4. Do some homework. You’ve fallen in love with ballet? Congratulations! Now you know why we all spend so much time and money on this. There’s a lot to learn. Teachers and fellow students are a great resource, but put in some time outside the studio, too. Get a good reference guide. There are a lot of options out there from the Gretchen Ward Warren bible to basic children’s books. Both have some value to the beginning dancer. There are also great things online, from the ABT video dictionary to BT4D. And blogs, oh get on the blogs… scroll through that list on the sidebar here and check out some Adult Beginner wisdom (seriously, if you want to know how to be a good adult beginner she’s the master), Dance Advantage gems, Pointe ‘Til You Drop pearls. But get yerself edjimicated. It’ll make your in-studio experience all the better.
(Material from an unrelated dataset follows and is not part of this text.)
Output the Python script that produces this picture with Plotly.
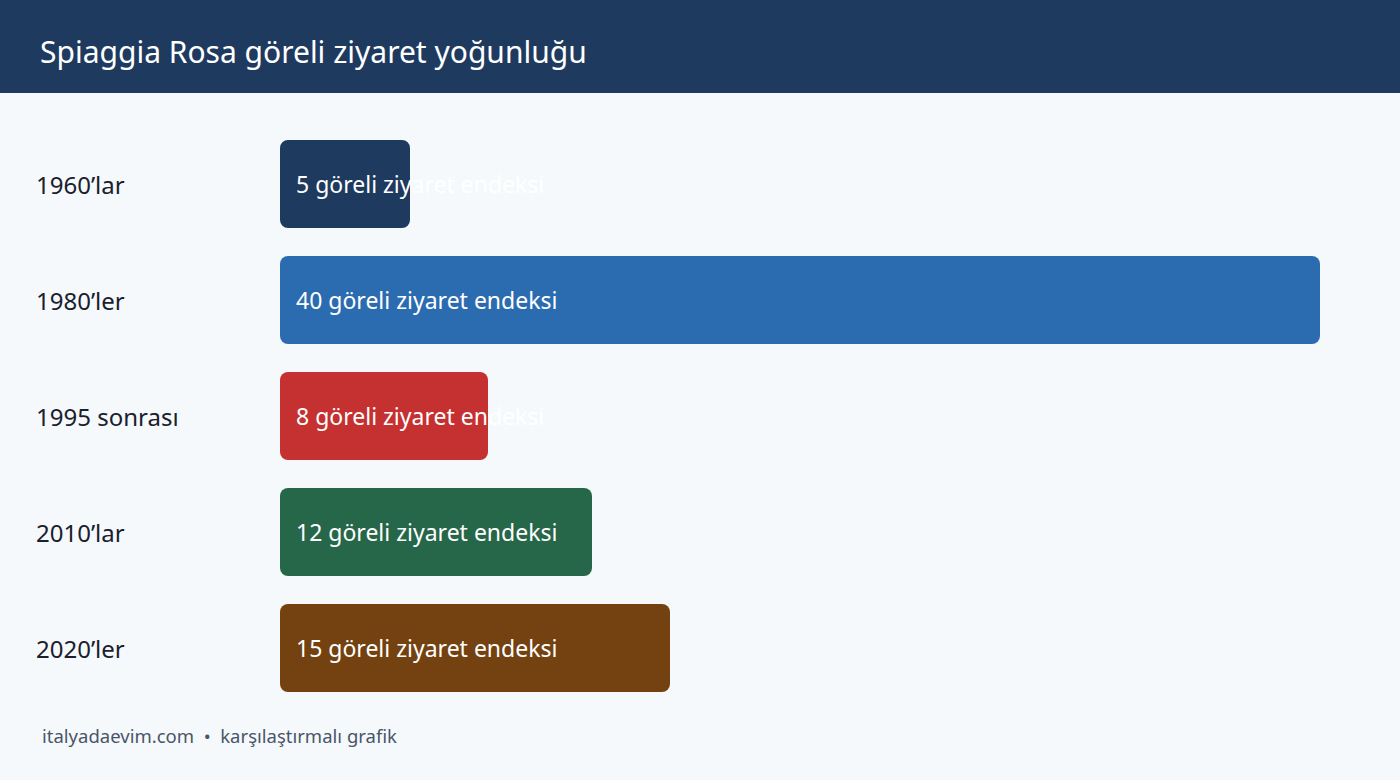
import plotly.graph_objects as go

# chart data
periods = ["1960’lar", "1980’ler", "1995 sonrası", "2010’lar", "2020’ler"]
visit_index = [5, 40, 8, 12, 15]
bar_colors = ["#1f3a5f", "#2b6cb0", "#c53030", "#276749", "#744210"]
value_suffix = "göreli ziyaret endeksi"

title_text = "Spiaggia Rosa göreli ziyaret yoğunluğu"
footer_text = "italyadaevim.com  •  karşılaştırmalı grafik"

FONT = "Noto Sans, Open Sans, sans-serif"

fig = go.Figure()
fig.add_trace(
    go.Bar(
        y=periods, x=visit_index, base=[0] * len(visit_index), orientation="h",
        marker=dict(color=bar_colors, cornerradius=8, line=dict(width=0)),
        hoverinfo="skip", showlegend=False,
    )
)

for p, v in zip(periods, visit_index):
    # value label, left aligned inside the bar (allowed to overflow)
    fig.add_annotation(
        x=0, y=p, xref="x", yref="y",
        text=f"{v} {value_suffix}",
        xanchor="left", yanchor="middle", xshift=14,
        showarrow=False,
        font=dict(family=FONT, size=23, color="#ffffff"),
    )
    # category label on the far left
    fig.add_annotation(
        x=-0.2365, y=p, xref="paper", yref="y",
        text=p,
        xanchor="left", yanchor="middle",
        showarrow=False,
        font=dict(family=FONT, size=24, color="#1a202c"),
    )

# footer
fig.add_annotation(
    x=-0.2308, y=-0.05, xref="paper", yref="paper",
    text=footer_text,
    xanchor="left", yanchor="middle",
    showarrow=False,
    font=dict(family=FONT, size=18.5, color="#4a5568"),
)

# header band
fig.add_shape(
    type="rect", xref="paper", yref="paper",
    x0=-0.3, x1=1.1, y0=1.0569, y1=1.25,
    fillcolor="#1f3a5f", line=dict(width=0), layer="below",
)

fig.update_layout(
    width=1400,
    height=780,
    margin=dict(l=280, r=80, t=126, b=74),
    paper_bgcolor="#f5f9fc",
    plot_bgcolor="#f5f9fc",
    bargap=0.241,
    title=dict(
        text=title_text,
        xref="container", yref="container",
        x=40 / 1400, y=1 - 52 / 780,
        xanchor="left", yanchor="middle",
        font=dict(family=FONT, size=30, color="#ffffff"),
    ),
    xaxis=dict(range=[0, 40], visible=False, fixedrange=True),
    yaxis=dict(autorange="reversed", showticklabels=False, showgrid=False,
               zeroline=False, fixedrange=True),
)

fig.write_html("out.html", config={"displayModeBar": False},
               post_script="document.body.style.margin='0';")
5. Have fun! Okay, now that I’ve berated the poor, hapless adult beginner who stumbled on this post, please note that I say this all because I want you to have a positive experience. I want you to enjoy ballet, to learn and grow and be the best dancer you can be. You ain’t gonna be the next Pavlova or Baryshnikov. This is the truth for the 99% of us who dance (Occupy ballet!) 😉 So don’t stress about getting it all perfect. Just work at it bit by bit and in a month, six months, a year, a decade, whatever, you can look back and see how far you’ve come. But make it fun. A good attitude, a willingness to step back and observe the more experienced dancer, the patience to get to understand your peers, and the initiative to do some extra work on the outside will pay huge dividends and allow you to get the maximum enjoyment out of the experience. Hell, even if you decide to hang up the old ballet slippers, it will hopefully be something you can look back on with satisfaction. And as an added bonus, your fellow dancers will remember you with fondness rather than having a feeling of “Good riddance!”